I'm working on a problem where I have two Input sets
Input1 :
Multiple Set of rules (Sample):
RuleSet1:
1. I am $name
2. I am $age years old
3. $bookname is my favorite book
....
RuleSet2:
1. I love $sportname
2. $color is my favorite color
....
RuleSet3:
1. $fruit is my favorite fruit
2. I am a $diet
3. I speak $language
4. I am from $countryname
....
Here $name,$age,$bookname... are placeholders. There could be multiple such rule sets. There is no limit.
Input2 :
Multiple Set of Input Strings.
Set 1:
1. I am 26 years old
2. I am James
.....
Set 2:
1. I am John
2. ToKillAMockinBird is my favorite book
.......
Set 3:
1. TuesdaysWithMorrie is my favorite book
2. I am Bill
3. I am 26 years old
......
Set 4:
1. I am Jack
2. I am 27 years old
3. WarAndPeace is my favorite book
......
Set 5:
1. I am a vegan
2. I speak English
......
Set 6:
1. Purple is my favorite color
2. I love football
......
Problem Statement :
For each Set of Strings in Input 2, I need to match with Input 1 and say if these strings appeared in the same order or not.
Output :
Set1 --> false
Set2 --> true
Set3 --> false
Set4 --> true
Set5 --> true
Set6 --> false
I tried brute force by iterating each string in each input set and checking if it exists or not, if so, giving them a number, finally checking if these numbers are in ascending order or not. But, it's not efficient. The input Set1, set2 could be huge data sets. Is there a better way of solving this?

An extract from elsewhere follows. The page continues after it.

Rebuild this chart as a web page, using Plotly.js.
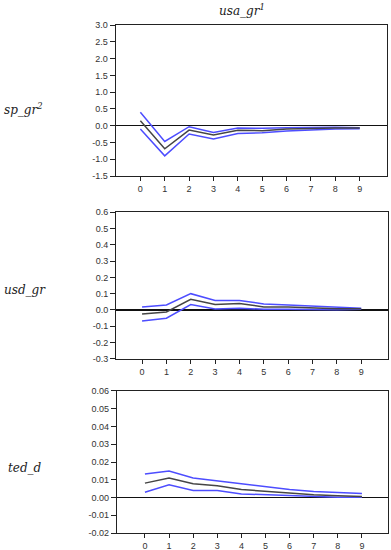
<!DOCTYPE html>
<html>
<head>
<meta charset="utf-8">
<script src="https://cdn.plot.ly/plotly-3.0.1.min.js"></script>
<style>html,body{margin:0;padding:0;background:#fff;}#chart{width:391px;height:550px;}</style>
</head>
<body>
<div id="chart"></div>
<script>
const periods = [0,1,2,3,4,5,6,7,8,9];

const spMid   = [0.15,-0.69,-0.13,-0.28,-0.14,-0.15,-0.10,-0.08,-0.07,-0.07];
const spUpper = [0.40,-0.47,-0.03,-0.20,-0.07,-0.08,-0.06,-0.05,-0.05,-0.06];
const spLower = [-0.10,-0.90,-0.25,-0.40,-0.23,-0.21,-0.16,-0.12,-0.10,-0.09];

const usdMid   = [-0.025,-0.012,0.065,0.033,0.040,0.019,0.019,0.012,0.008,0.007];
const usdUpper = [0.019,0.031,0.100,0.058,0.058,0.037,0.031,0.025,0.018,0.010];
const usdLower = [-0.068,-0.050,0.033,0.006,0.010,0.005,0.005,0.002,0.002,0.004];

const tedMid   = [0.0081,0.0110,0.0077,0.0066,0.0045,0.0034,0.0023,0.0016,0.0010,0.0006];
const tedUpper = [0.0132,0.0149,0.0110,0.0094,0.0074,0.0060,0.0045,0.0034,0.0027,0.0022];
const tedLower = [0.0030,0.0072,0.0040,0.0040,0.0020,0.0015,0.0008,0.0003,0.0002,0.0002];

const yTicks1 = [-1.5,-1.0,-0.5,0.0,0.5,1.0,1.5,2.0,2.5,3.0];
const yTicks2 = [-0.3,-0.2,-0.1,0.0,0.1,0.2,0.3,0.4,0.5,0.6];
const yTicks3 = [-0.02,-0.01,0.00,0.01,0.02,0.03,0.04,0.05,0.06];

const colTitle = 'usa_gr<sup>1</sup>';
const rowLabels = ['sp_gr<sup>2</sup>', 'usd_gr', 'ted_d'];

const blue = '#4d4dff';
const mid = '#454545';

function band(y, xa, ya, color, w) {
  return {x: periods, y: y, xaxis: xa, yaxis: ya, type: 'scatter', mode: 'lines',
          line: {color: color, width: w}, hoverinfo: 'skip', showlegend: false};
}

const data = [
  band(spUpper,'x','y',blue,1.5), band(spLower,'x','y',blue,1.5), band(spMid,'x','y',mid,1.5),
  band(usdUpper,'x2','y2',blue,1.5), band(usdLower,'x2','y2',blue,1.5), band(usdMid,'x2','y2',mid,1.5),
  band(tedUpper,'x3','y3',blue,1.5), band(tedLower,'x3','y3',blue,1.5), band(tedMid,'x3','y3',mid,1.5)
];

const tickFont = {family: 'Liberation Sans Narrow, Liberation Sans, sans-serif', size: 9, color: '#333'};
const labFont = {family: 'DejaVu Serif, Liberation Serif, serif', size: 12, color: '#222', style: 'italic'};

function xax(domain, range, anchor) {
  return {domain: domain, range: range, anchor: anchor, tickvals: periods, ticktext: periods.map(String),
          ticks: 'outside', ticklen: 4, tickwidth: 1, tickcolor: '#222', showline: true, mirror: true,
          linecolor: '#222', linewidth: 1, showgrid: false, zeroline: false, tickfont: tickFont, fixedrange: true};
}
function yax(domain, range, anchor, vals, dec) {
  return {domain: domain, range: range, anchor: anchor, tickvals: vals, ticktext: vals.map(v => v.toFixed(dec)),
          ticks: 'outside', ticklen: 5, tickwidth: 1, tickcolor: '#222', showline: true, mirror: true,
          linecolor: '#222', linewidth: 1, showgrid: false, zeroline: true, zerolinecolor: '#111', zerolinewidth: 1.2,
          tickfont: tickFont, fixedrange: true};
}

const layout = {
  width: 391, height: 550,
  margin: {l: 0, r: 0, t: 0, b: 0},
  paper_bgcolor: '#fff', plot_bgcolor: '#fff',
  showlegend: false,
  xaxis:  xax([0.2954, 0.9898], [-1.02, 10.12], 'y'),
  yaxis:  yax([0.68, 0.9545], [-1.5, 3.0], 'x', yTicks1, 1),
  xaxis2: xax([0.2967, 0.9923], [-1.07, 10.1], 'y2'),
  yaxis2: yax([0.3473, 0.6145], [-0.3, 0.6], 'x2', yTicks2, 1),
  xaxis3: xax([0.2985, 0.9923], [-1.17, 10.08], 'y3'),
  yaxis3: yax([0.0309, 0.2891], [-0.02, 0.06], 'x3', yTicks3, 2),
  annotations: [
    {text: colTitle, xref: 'paper', yref: 'paper', x: 242/391, y: 1 - 10/550, xanchor: 'center', yanchor: 'middle',
     showarrow: false, font: labFont},
    {text: rowLabels[0], xref: 'paper', yref: 'paper', x: 2/391, y: 1 - 109/550, xanchor: 'left', yanchor: 'middle',
     showarrow: false, font: labFont},
    {text: rowLabels[1], xref: 'paper', yref: 'paper', x: 2/391, y: 1 - 290/550, xanchor: 'left', yanchor: 'middle',
     showarrow: false, font: labFont},
    {text: rowLabels[2], xref: 'paper', yref: 'paper', x: 6/391, y: 1 - 468/550, xanchor: 'left', yanchor: 'middle',
     showarrow: false, font: labFont}
  ]
};

Plotly.newPlot('chart', data, layout, {staticPlot: true, displayModeBar: false});
</script>
</body>
</html>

Here is a thought: concatenate the lines in the rule sets and input sets into one line with some special delimiter (or alternately a surrounding pattern)
so rule set #1 can look like this
I am $name ### I am $age years old ### $bookname is my favorite book
or like this
[I am $name] [I am $age years old] [$bookname is my favorite book]
then you can do the same for the input sets and compare. seems to me like replacing the placeholders with regex \w+
may be sufficient